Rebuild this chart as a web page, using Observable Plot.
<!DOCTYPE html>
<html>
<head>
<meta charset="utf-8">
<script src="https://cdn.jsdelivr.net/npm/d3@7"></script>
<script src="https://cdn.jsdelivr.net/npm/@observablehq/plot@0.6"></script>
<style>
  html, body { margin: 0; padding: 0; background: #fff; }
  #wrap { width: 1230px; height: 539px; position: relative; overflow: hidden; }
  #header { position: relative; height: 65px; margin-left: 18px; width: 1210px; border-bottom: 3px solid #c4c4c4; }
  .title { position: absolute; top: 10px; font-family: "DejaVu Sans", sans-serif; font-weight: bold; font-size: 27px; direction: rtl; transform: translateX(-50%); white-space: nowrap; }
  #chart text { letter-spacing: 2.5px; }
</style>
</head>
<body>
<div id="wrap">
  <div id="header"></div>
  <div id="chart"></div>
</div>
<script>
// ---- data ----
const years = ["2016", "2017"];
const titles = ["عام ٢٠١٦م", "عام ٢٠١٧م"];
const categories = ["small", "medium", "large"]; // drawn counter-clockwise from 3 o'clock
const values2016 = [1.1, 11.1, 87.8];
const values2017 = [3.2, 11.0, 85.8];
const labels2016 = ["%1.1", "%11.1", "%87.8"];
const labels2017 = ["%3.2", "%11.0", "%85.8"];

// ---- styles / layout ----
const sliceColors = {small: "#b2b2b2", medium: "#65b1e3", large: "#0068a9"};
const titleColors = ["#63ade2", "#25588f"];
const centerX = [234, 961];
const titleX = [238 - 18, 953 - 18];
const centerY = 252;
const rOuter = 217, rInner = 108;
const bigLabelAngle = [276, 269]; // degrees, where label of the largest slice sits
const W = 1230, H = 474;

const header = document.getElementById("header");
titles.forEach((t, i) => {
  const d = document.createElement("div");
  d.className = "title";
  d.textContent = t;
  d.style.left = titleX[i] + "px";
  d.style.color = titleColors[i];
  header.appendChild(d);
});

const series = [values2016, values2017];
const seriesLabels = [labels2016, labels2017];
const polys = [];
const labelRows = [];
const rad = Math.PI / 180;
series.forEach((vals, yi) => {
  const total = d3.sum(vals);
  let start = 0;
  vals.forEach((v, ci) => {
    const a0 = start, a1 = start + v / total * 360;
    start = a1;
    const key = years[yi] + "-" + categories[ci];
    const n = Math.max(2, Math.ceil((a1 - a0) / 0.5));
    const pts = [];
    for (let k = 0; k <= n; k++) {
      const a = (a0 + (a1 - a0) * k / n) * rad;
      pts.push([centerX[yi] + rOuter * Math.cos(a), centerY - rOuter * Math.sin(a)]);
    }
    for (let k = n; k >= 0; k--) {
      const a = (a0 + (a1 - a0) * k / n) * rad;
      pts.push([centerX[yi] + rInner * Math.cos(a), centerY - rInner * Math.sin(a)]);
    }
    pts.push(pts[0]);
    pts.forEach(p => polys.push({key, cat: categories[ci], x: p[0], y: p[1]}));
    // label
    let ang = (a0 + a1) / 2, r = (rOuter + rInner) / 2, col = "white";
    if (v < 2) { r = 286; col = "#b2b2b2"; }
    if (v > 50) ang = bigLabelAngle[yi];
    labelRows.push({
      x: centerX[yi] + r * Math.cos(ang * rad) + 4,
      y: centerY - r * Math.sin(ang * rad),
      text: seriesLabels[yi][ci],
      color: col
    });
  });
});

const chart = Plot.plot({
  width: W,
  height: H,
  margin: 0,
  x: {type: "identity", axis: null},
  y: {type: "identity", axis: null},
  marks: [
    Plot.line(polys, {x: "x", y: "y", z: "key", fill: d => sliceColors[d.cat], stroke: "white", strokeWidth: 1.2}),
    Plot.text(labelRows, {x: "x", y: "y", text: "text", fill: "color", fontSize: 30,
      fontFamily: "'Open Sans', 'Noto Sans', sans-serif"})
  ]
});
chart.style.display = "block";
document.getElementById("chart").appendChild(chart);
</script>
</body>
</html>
==
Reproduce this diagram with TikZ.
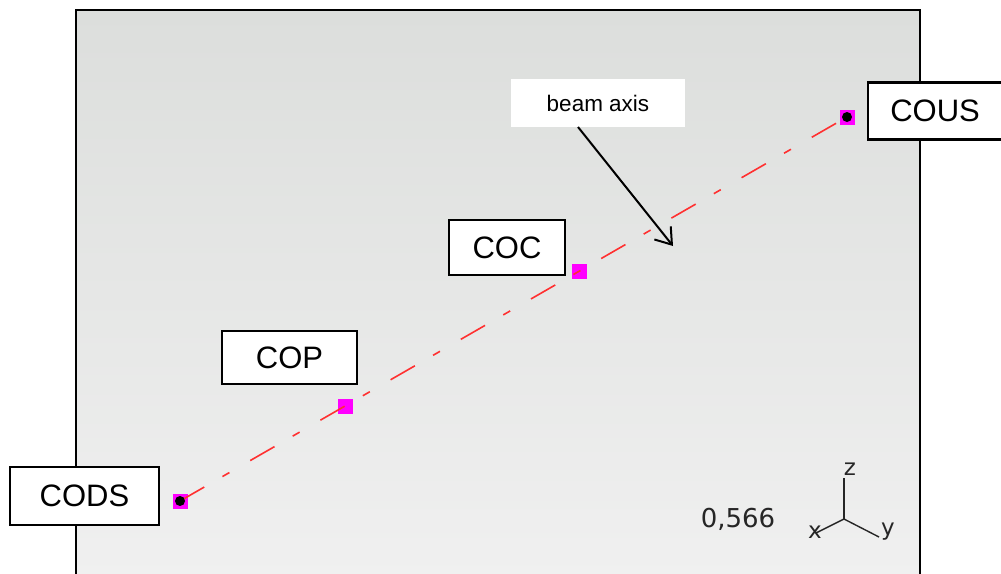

### The exercise
Pick out all lines containing the string "chart".

### Task output
Rebuild this chart as a web page, using Observable Plot.
  #chart text { letter-spacing: 2.5px; }
  <div id="chart"></div>
const chart = Plot.plot({
chart.style.display = "block";
document.getElementById("chart").appendChild(chart);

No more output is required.